I remember repeatedly wondering why the Bills took Spiller in the draft if they weren’t going to utilize him. Sure, there were some red flags, but they didn’t even give him much of a chance to prove he wasn’t worthy of being a featured back or even a situational one at that. I recall a preseason game where he bounced three straight runs to the outside and thinking to myself, “uh oh, he doesn’t seem willing to run through the tackles.” Still, I thought he’d at least get some opportunities t0 touch the ball. The emergence of Fred Jackson was also a big reason why Spiller was left watching much of the time. Still, it looked like dynasty league owners had wasted top five pick on a player who was little more than a kick returner.
Going into last season, Spiller was a major question mark for dynasty league owners and again, it started out horribly. Through ten games in 2011, he had just 115 rushing yards and 82 receiving yards on 36 total touches. Meanwhile, Fred Jackson was tearing through the league and looking like a late blooming fantasy stud.
Then came the big injury.
When Jackson went down with a fractured fibula, Spiller finally took advantage of his opportunity and didn’t look back. Over the last six games of the season, he recorded 446 rushing yards on a robust 5.2 yards per carry and added 205 receiving yards on 24 catches. Throw in five touchdowns and you had the makings of a fine RB2 in fantasy leagues.
That brings us to the present.
On the positive side, it’s obvious that Spiller has talent. He’s a nightmare for a defense in the open field and can create mismatches all over the place. In fact, in many leagues he was given a designation to be used as a RB or a WR, which can certainly be a nice luxury for fantasy owners – just don’t expect that to carry over to next season.
The Bills have been saying all the right things about Spiller this offseason as well. It’s apparent he’s going to be able to compete with Jackson for the starting job and he showed the ability to carry a good load during the end of 2011. With Jackson coming off injury and recently turning 31, it’s obvious the future at running back in Buffalo involves Spiller in some way, shape or form. In fact, Jackson has still yet to be signed to a long term contract and you can bet Spiller’s emergence is going to give the Bills a lot of leverage in contract negotiations.
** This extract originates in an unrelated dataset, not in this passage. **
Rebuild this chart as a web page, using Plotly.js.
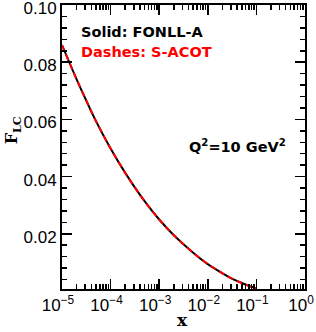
<!DOCTYPE html>
<html>
<head>
<meta charset="utf-8">
<script src="https://cdn.plot.ly/plotly-3.0.1.min.js"></script>
<style>html,body{margin:0;padding:0;background:#fff;}#chart{width:316px;height:332px;}</style>
</head>
<body>
<div id="chart"></div>
<script>
// x values (log scale)
const xValues = [1e-5, 2e-5, 3e-5, 5e-5, 1e-4, 2e-4, 5e-4, 1e-3, 2e-3, 5e-3, 1e-2, 2e-2, 3e-2, 5e-2, 7e-2, 1e-1];
// Solid: FONLL-A
const fonllA = [0.0860, 0.0740, 0.0674, 0.0594, 0.0498, 0.0413, 0.0314, 0.0250, 0.0195, 0.0134, 0.0094, 0.0062, 0.0045, 0.0028, 0.0018, 0.0009];
// Dashes: S-ACOT
const sAcot = [0.0860, 0.0740, 0.0674, 0.0594, 0.0498, 0.0413, 0.0314, 0.0250, 0.0195, 0.0134, 0.0094, 0.0062, 0.0045, 0.0028, 0.0018, 0.0009];
const xTickVals = [1e-5, 1e-4, 1e-3, 1e-2, 1e-1, 1];
const xTickText = ['10<sup>−5</sup>', '10<sup>−4</sup>', '10<sup>−3</sup>', '10<sup>−2</sup>', '10<sup>−1</sup>', '10<sup>0</sup>'];
const yTickVals = [0.02, 0.04, 0.06, 0.08, 0.10];
const yTickText = ['0.02', '0.04', '0.06', '0.08', '0.10'];

// minor tick positions 2..9 per decade
const xMinor = [];
for (let e = -5; e < 0; e++) for (let m = 2; m <= 9; m++) xMinor.push(m * Math.pow(10, e));

const font = 'Liberation Sans, Arial, sans-serif';
const bold = 'DejaVu Sans, sans-serif';
const traces = [
  {x: xValues, y: fonllA, mode: 'lines', line: {color: '#000', width: 2, shape: 'spline', smoothing: 1}, name: 'FONLL-A', hoverinfo: 'skip'},
  {x: xValues, y: sAcot, mode: 'lines', line: {color: '#ff0000', width: 2, dash: '6px,4px', shape: 'spline', smoothing: 1}, name: 'S-ACOT', hoverinfo: 'skip'}
];
const layout = {
  width: 316, height: 332,
  margin: {l: 62, r: 11, t: 5, b: 43},
  paper_bgcolor: '#fff', plot_bgcolor: '#fff',
  showlegend: false,
  font: {family: font, color: '#000', size: 17},
  xaxis: {
    type: 'log', range: [-5, 0],
    tickmode: 'array', tickvals: xTickVals, ticktext: xTickText,
    ticks: 'inside', ticklen: 10, tickwidth: 1.5, tickcolor: '#000',
    minor: {ticks: 'inside', ticklen: 5, tickwidth: 1.5, tickcolor: '#000', tickmode: 'array', tickvals: xMinor, showgrid: false},
    showline: true, linecolor: '#000', linewidth: 2, mirror: 'allticks',
    showgrid: false, zeroline: false,
    ticklabeloverflow: 'allow', ticklabelshift: -4,
    tickfont: {family: font, size: 17, color: '#000'},
    automargin: false
  },
  yaxis: {
    range: [0.0007, 0.1],
    tickmode: 'array', tickvals: yTickVals, ticktext: yTickText,
    ticks: 'inside', ticklen: 10, tickwidth: 1.5, tickcolor: '#000',
    minor: {ticks: 'inside', ticklen: 5, tickwidth: 1.5, tickcolor: '#000', dtick: 0.004, tick0: 0, showgrid: false},
    showline: true, linecolor: '#000', linewidth: 2, mirror: 'allticks',
    showgrid: false, zeroline: false,
    ticklabeloverflow: 'allow', ticklabelshift: 3,
    tickfont: {family: font, size: 17, color: '#000'},
    automargin: false
  },
  annotations: [
    {xref: 'paper', yref: 'paper', x: 0.07, y: 0.905, xanchor: 'left', yanchor: 'middle', showarrow: false,
     text: '<b>Solid: FONLL-A</b>', font: {family: bold, size: 14.5, color: '#000'}},
    {xref: 'paper', yref: 'paper', x: 0.07, y: 0.833, xanchor: 'left', yanchor: 'middle', showarrow: false,
     text: '<b>Dashes: S-ACOT</b>', font: {family: bold, size: 14.5, color: '#ff0000'}},
    {xref: 'paper', yref: 'paper', x: 0.93, y: 0.505, xanchor: 'right', yanchor: 'middle', showarrow: false,
     text: '<b>Q<sup>2</sup>=10 GeV<sup>2</sup></b>', font: {family: bold, size: 14.5, color: '#000'}},
    {xref: 'paper', yref: 'paper', x: -0.2, y: 0.56, xanchor: 'center', yanchor: 'middle', showarrow: false, textangle: -90,
     text: '<b>F<sub>LC</sub></b>', font: {family: 'DejaVu Serif, serif', size: 16, color: '#000'}},
    {xref: 'paper', yref: 'paper', x: 0.497, y: -0.108, xanchor: 'center', yanchor: 'middle', showarrow: false,
     text: '<b>x</b>', font: {family: 'DejaVu Serif, serif', size: 17, color: '#000'}}
  ]
};
Plotly.newPlot('chart', traces, layout, {staticPlot: true, displayModeBar: false});
</script>
</body>
</html>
If you take Spiller’s stats from his last six games and stretch them out over an entire season, you get an undeniably great fantasy performer. After all, wouldn’t you take 1,184 rushing yards, 544 receiving yards and 13 total touchdowns from your RB2?
Problem is, it’s not all wine and roses with Spiller.
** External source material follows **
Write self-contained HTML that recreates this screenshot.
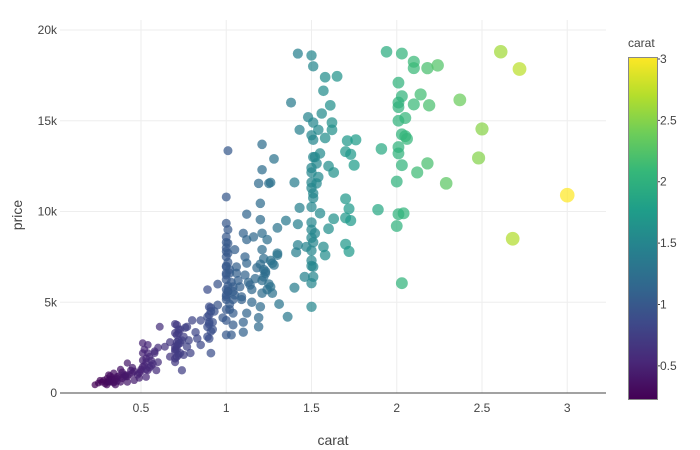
<!DOCTYPE html>
<html><head><meta charset="utf-8"><style>
body{margin:0;background:#fff;}
svg{display:block;font-family:"Liberation Sans",Arial,sans-serif;}
</style></head><body>
<svg id="chart" width="700" height="450"></svg>
<script>
const carats=[1.42,1.50,1.51,1.58,1.65,1.57,1.38,1.61,1.56,1.48,1.51,1.62,1.54,1.43,1.62,1.50,1.58,1.51,1.71,1.76,1.28,1.55,1.70,1.73,1.52,1.53,1.60,1.63,1.75,1.50,1.54,1.40,1.50,1.53,1.26,1.70,1.51,1.43,1.50,1.55,1.72,1.89,1.35,1.42,1.30,1.50,1.63,1.70,1.73,1.60,1.50,1.50,1.42,1.47,1.41,1.57,1.58,1.70,1.72,1.50,1.50,1.51,1.30,1.27,1.46,1.51,1.50,1.40,1.31,1.50,1.36,
1.94,2.03,2.10,2.10,2.18,2.24,2.01,2.14,2.03,2.01,2.01,2.10,2.19,2.37,2.01,2.05,2.03,2.05,2.06,2.50,1.91,2.01,2.01,2.03,2.18,2.12,2.48,2.00,2.29,3.00,2.01,2.04,2.00,2.68,2.03,2.61,2.72,
1.01,1.00,1.21,1.21,1.19,1.25,1.20,1.12,1.20,1.00,1.10,1.16,1.21,1.24,1.00,1.01,1.12,1.05,1.21,1.30,1.00,1.11,1.26,1.00,1.06,1.12,1.22,1.28,0.95,0.89,1.00,1.00,1.04,1.08,1.14,1.22,1.26,1.21,1.27,1.00,1.04,1.09,1.15,1.20,0.95,0.90,1.00,1.04,1.12,0.98,1.04,1.10,1.19,1.19,1.00,1.03,1.10,0.89,0.92,0.89,0.85,0.89,0.80,0.77,0.82,0.85,0.91,0.71,0.70,0.72,0.75,0.77,0.70,0.73,0.67,0.79,0.70,0.74,0.61,0.64,0.51,0.54,0.51,0.54,0.58,0.51,0.56,0.60,0.51,0.54,0.59,0.49,0.42,0.45,0.42,0.39,0.36,0.34,0.31,0.32,0.28,0.25,0.23,0.38,0.42,0.46,0.30,0.35,0.49,0.53,0.44,0.26,0.73,0.67,0.78,0.83,0.60,0.45,
1.00,1.00,1.01,1.02,1.00,1.01,1.00,1.02,1.01,1.00,0.90,0.91,0.90,0.71,0.72,0.70,0.71,0.52,0.53,0.50,0.55,0.31,0.32,0.33,0.34,0.30,0.40,0.41,0.36,0.70,0.71,0.75,1.20,1.21,1.23,1.22,1.24,1.51,1.50,1.52,1.51,1.50,1.50,1.51,
1.00,1.01,1.00,1.02,1.01,1.00,1.03,1.01,1.00,1.02,1.05,1.07,1.04,1.06,1.09,1.11,1.13,1.15,1.17,1.18,1.23,1.25,0.90,0.91,0.92,0.93,0.90,0.91,0.71,0.72,0.73,0.70,0.71,0.72,0.74,0.76,0.70,0.72,0.55,0.57,0.52,0.53,0.56,0.58,0.50,0.53,0.31,0.33,0.35,0.37,0.39,0.40,0.32,0.34,0.36,0.38,0.41,0.43,0.30,0.27,0.29,0.33,0.46,0.48];
const prices=[18700,18600,18000,17400,17450,16650,16000,15850,15400,15200,14900,14900,14500,14500,14500,14200,14050,13950,13900,13950,12900,13200,13300,13150,13000,12650,12500,12150,12550,12150,11900,11600,11600,11550,11600,10700,10750,10200,10250,9900,10150,10100,9500,9300,9100,9400,9600,9650,9500,9050,9000,8550,8150,8050,7750,8050,7600,8200,7800,7850,7300,6950,7600,7150,6400,6400,6050,5800,4900,4750,4200,
18800,18700,18250,17900,17900,18050,17100,16450,16350,16000,15750,15900,15850,16150,15000,15150,14250,14150,14000,14550,13450,13550,13200,12550,12650,12150,12950,11650,11550,10900,9850,9900,9200,8500,6050,18800,17850,
13350,10800,13700,12300,11550,11550,10450,9850,9550,9350,8800,8600,8800,8450,8600,8250,8450,7900,7900,7700,7500,7500,7300,6950,6950,7150,6800,7050,6000,5700,6250,5700,5850,5850,5950,6400,5850,5500,5500,5150,5150,5150,5000,4750,4850,4750,4600,4400,4400,4150,3750,3900,4150,3650,3200,3200,3350,4200,3900,3650,4000,3100,4000,3650,3350,2650,2200,3750,3300,2900,3100,2550,2550,2200,2000,2200,1700,1250,3650,2550,2750,2650,2200,2200,2200,1800,1800,1700,1450,1250,1250,1100,1650,1100,900,1150,900,1100,1000,600,700,550,450,600,600,700,450,450,830,880,1250,700,2750,2800,2900,3000,2500,1400,
5400,6600,7700,6600,8300,9000,4000,4600,5600,7000,3800,4500,3000,2800,3500,2300,2000,1500,1700,1300,1400,600,750,700,550,800,900,1000,650,2400,3200,2100,7100,6200,6700,7400,5700,11000,11300,8800,8300,7000,12400,13000,
5300,5900,6500,6800,7200,7800,6100,5600,8000,4900,5400,6200,5600,6600,5300,6500,6100,5700,6300,6900,6600,6000,4300,4700,3500,4500,3900,3400,2400,2700,3500,3800,2600,3300,2900,3600,1900,2100,2000,1600,2400,1900,1500,2300,1200,1300,700,850,750,950,800,1000,950,600,800,1300,900,1000,600,600,500,750,1200,1000];
const W=700,H=450,X0=55.75,XS=170.5,Y0=393,YS=90.75/5000;
const xTicks=[0.5,1,1.5,2,2.5,3],yTicks=[0,5000,10000,15000,20000],yLabels=["0","5k","10k","15k","20k"];
const cTicks=[0.5,1,1.5,2,2.5,3];
const cmin=0.23,cmax=3.0;
const vir=[[68,1,84],[72,40,120],[62,73,137],[49,104,142],[38,130,142],[31,158,137],[53,183,121],[109,205,89],[180,222,44],[253,231,37]];
function xp(v){return X0+v*XS;} function yp(v){return Y0-v*YS;}
function col(c){let t=Math.max(0,Math.min(1,(c-cmin)/(cmax-cmin)))*(vir.length-1);let i=Math.min(vir.length-2,Math.floor(t)),f=t-i;const a=vir[i],b=vir[i+1];return `rgb(${a.map((v,k)=>Math.round(v+(b[k]-v)*f)).join(',')})`;}
const NS="http://www.w3.org/2000/svg",svg=document.getElementById('chart');
function mk(tag,at,parent){const e=document.createElementNS(NS,tag);for(const k in at)e.setAttribute(k,at[k]);(parent||svg).appendChild(e);return e;}
const grid=mk('g',{});
xTicks.forEach(v=>{mk('line',{x1:xp(v),x2:xp(v),y1:20,y2:393,stroke:'#eee'},grid);
const t=mk('text',{x:xp(v),y:412,'text-anchor':'middle','font-size':12,fill:'#444'});t.textContent=v;});
yTicks.forEach((v,i)=>{if(v>0)mk('line',{x1:60,x2:606,y1:yp(v),y2:yp(v),stroke:'#eee'},grid);
const t=mk('text',{x:57,y:yp(v)+4,'text-anchor':'end','font-size':12,fill:'#444'});t.textContent=yLabels[i];});
const zl=mk('line',{x1:60,x2:606,y1:393,y2:393,stroke:'#444','stroke-width':1});
const pts=mk('g',{});
carats.map((c,i)=>i).sort((a,b)=>carats[a]-carats[b]).forEach(i=>{const c=carats[i];
const p=mk('circle',{cx:xp(c),cy:yp(prices[i]),r:3.1+1.4*c,fill:col(c),'fill-opacity':0.72},pts);

});
const xt=mk('text',{x:333,y:445,'text-anchor':'middle','font-size':14,fill:'#444'});xt.textContent='carat';
const yt=mk('text',{x:22,y:215,'text-anchor':'middle','font-size':14,fill:'#444',transform:'rotate(-90 22 215)'});yt.textContent='price';
const defs=mk('defs',{});const lg=mk('linearGradient',{id:'vg',x1:0,y1:1,x2:0,y2:0},defs);
vir.forEach((v,i)=>mk('stop',{offset:i/(vir.length-1),'stop-color':`rgb(${v.join(',')})`},lg));
const cbT=59,cbB=399,cpy=c=>cbB-(c-cmin)/(cmax-cmin)*(cbB-cbT);
const cb=mk('rect',{x:628.5,y:57.5,width:29,height:342,fill:'url(#vg)',stroke:'#888','stroke-width':1});
cTicks.forEach(v=>{mk('line',{x1:658,x2:660,y1:cpy(v),y2:cpy(v),stroke:'#444'});const t=mk('text',{x:660,y:cpy(v)+4,'font-size':12,fill:'#444'});t.textContent=v;});
const ct=mk('text',{x:628,y:47,'font-size':12,fill:'#444'});ct.textContent='carat';
</script>
</body></html>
While his production over the last half of the year was great, it still did come with Jackson being gone. The Bills have said time and time again that Jackson will be re-signed and that’s going to adversely affect Spiller’s production. While he won’t likely go back to the days of getting just three touches a game and returning kickoffs, it’s also not likely he gets 20 touches any time soon, either. Even if Spiller beats Jackson out for the job, he won’t be a true featured back.
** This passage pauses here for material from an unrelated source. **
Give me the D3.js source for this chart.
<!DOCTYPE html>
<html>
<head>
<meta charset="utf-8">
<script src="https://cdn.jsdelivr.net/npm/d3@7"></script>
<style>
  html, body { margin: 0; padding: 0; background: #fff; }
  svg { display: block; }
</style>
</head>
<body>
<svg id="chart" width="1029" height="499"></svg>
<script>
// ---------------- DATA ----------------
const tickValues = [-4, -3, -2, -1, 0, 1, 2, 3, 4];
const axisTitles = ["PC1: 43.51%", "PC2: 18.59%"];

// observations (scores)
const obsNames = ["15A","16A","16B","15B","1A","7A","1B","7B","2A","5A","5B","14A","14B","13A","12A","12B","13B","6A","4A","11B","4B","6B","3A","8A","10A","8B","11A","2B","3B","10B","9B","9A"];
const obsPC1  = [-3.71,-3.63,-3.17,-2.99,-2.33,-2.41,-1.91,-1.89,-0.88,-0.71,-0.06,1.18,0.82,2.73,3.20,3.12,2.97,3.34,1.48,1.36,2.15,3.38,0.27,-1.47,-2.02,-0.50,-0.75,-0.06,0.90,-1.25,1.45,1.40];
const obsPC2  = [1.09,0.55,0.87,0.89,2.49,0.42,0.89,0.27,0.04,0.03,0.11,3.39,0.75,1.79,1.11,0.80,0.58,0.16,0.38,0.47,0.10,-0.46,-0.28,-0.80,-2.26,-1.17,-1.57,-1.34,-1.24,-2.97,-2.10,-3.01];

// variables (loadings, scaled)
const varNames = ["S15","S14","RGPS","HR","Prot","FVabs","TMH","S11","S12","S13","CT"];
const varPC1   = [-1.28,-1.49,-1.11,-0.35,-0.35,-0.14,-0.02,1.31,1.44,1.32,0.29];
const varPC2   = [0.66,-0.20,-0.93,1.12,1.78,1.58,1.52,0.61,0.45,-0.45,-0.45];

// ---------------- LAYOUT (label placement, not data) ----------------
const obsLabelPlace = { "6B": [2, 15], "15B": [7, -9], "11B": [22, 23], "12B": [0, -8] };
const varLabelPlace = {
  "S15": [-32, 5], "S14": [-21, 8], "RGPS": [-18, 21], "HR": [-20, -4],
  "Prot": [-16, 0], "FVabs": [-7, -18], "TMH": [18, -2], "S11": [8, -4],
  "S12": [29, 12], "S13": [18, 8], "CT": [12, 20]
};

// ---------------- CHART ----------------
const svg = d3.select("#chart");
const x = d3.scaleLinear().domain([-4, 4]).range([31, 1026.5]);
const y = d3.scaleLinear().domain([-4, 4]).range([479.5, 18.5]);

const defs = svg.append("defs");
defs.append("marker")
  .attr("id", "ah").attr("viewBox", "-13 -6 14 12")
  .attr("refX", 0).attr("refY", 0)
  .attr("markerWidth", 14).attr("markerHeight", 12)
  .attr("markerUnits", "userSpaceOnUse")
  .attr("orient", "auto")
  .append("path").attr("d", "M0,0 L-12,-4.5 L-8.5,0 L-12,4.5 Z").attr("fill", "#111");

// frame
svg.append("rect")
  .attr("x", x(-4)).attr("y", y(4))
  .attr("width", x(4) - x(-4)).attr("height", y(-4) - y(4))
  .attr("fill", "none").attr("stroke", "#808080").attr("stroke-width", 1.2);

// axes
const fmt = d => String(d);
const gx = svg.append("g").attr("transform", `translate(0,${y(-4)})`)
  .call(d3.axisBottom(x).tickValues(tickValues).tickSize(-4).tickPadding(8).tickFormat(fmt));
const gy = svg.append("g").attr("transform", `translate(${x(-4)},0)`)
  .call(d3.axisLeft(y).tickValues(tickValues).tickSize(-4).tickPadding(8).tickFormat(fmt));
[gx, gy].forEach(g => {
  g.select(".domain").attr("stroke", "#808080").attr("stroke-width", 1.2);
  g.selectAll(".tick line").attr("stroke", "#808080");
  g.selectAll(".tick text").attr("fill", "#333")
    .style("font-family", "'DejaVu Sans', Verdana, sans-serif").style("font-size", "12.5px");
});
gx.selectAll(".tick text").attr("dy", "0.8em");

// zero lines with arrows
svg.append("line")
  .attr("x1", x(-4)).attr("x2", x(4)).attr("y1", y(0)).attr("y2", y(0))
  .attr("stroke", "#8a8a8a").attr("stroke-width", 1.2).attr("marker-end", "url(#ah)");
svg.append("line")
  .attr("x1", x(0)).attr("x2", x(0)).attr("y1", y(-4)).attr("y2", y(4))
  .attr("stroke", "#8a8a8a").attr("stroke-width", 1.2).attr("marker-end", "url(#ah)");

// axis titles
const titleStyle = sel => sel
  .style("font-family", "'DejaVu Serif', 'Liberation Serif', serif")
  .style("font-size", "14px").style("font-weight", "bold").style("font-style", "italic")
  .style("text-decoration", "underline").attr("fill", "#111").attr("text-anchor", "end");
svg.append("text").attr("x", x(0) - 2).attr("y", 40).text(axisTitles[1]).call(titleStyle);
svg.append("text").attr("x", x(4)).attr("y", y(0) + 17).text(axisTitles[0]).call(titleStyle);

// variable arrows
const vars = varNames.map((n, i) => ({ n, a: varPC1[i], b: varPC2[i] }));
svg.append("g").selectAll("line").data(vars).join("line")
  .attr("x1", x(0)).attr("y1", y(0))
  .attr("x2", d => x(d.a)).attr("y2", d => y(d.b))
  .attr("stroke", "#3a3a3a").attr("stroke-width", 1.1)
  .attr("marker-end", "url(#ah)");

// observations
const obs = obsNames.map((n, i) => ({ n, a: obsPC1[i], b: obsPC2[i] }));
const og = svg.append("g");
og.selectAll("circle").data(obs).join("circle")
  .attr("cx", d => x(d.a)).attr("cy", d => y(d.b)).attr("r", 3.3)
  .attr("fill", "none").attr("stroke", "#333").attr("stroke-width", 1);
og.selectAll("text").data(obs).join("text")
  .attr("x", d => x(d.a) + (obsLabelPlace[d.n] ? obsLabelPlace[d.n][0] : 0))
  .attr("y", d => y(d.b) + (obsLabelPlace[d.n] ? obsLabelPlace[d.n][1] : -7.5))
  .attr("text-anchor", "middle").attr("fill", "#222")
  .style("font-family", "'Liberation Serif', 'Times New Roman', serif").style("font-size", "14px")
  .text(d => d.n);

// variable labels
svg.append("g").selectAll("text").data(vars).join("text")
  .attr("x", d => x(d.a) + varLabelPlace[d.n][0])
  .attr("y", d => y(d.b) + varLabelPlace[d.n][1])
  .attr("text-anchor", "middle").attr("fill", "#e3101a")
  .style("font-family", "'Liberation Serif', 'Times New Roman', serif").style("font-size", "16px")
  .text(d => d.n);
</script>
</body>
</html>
There are also concerns about Spiller holding up over an entire season. The Bills coaching staff was reportedly pretty concerned about his workload towards the end of the year, thus fueling speculation that Spiller would never truly be a primary back on the team. While they’re saying the right things now, it’s likely more about leverage in Jackson’s contract negotiations.
Spiller also still hesitates in running through the tackles. While it didn’t hamper him too much at the end of the year, you can still see the hesitation in him at times. It’s awful tough to see him be included in goal line carries, thus forcing his owners to hope for long touchdowns, which are very tough to predict.
So, now what?
With Spiller, I think it’s pretty simple. He seems like a player with a skill set similar to Darren Sproles, but with an offense nowhere near as explosive as New Orleans. Penciling him in for anything more than 1,000-1,200 total yards and a handful of touchdowns would be asking a lot. On the same token, it seems that would be a pretty safe yardage and touchdown assumption.
If you have an owner who views him as something more than that, I’d jump on it. Spiller is the type of player you shop around to see how others view him, then likely hold on to him and cross your fingers. I’d just hesitate in buying right now if the price tag is anywhere close to a top 15 running back.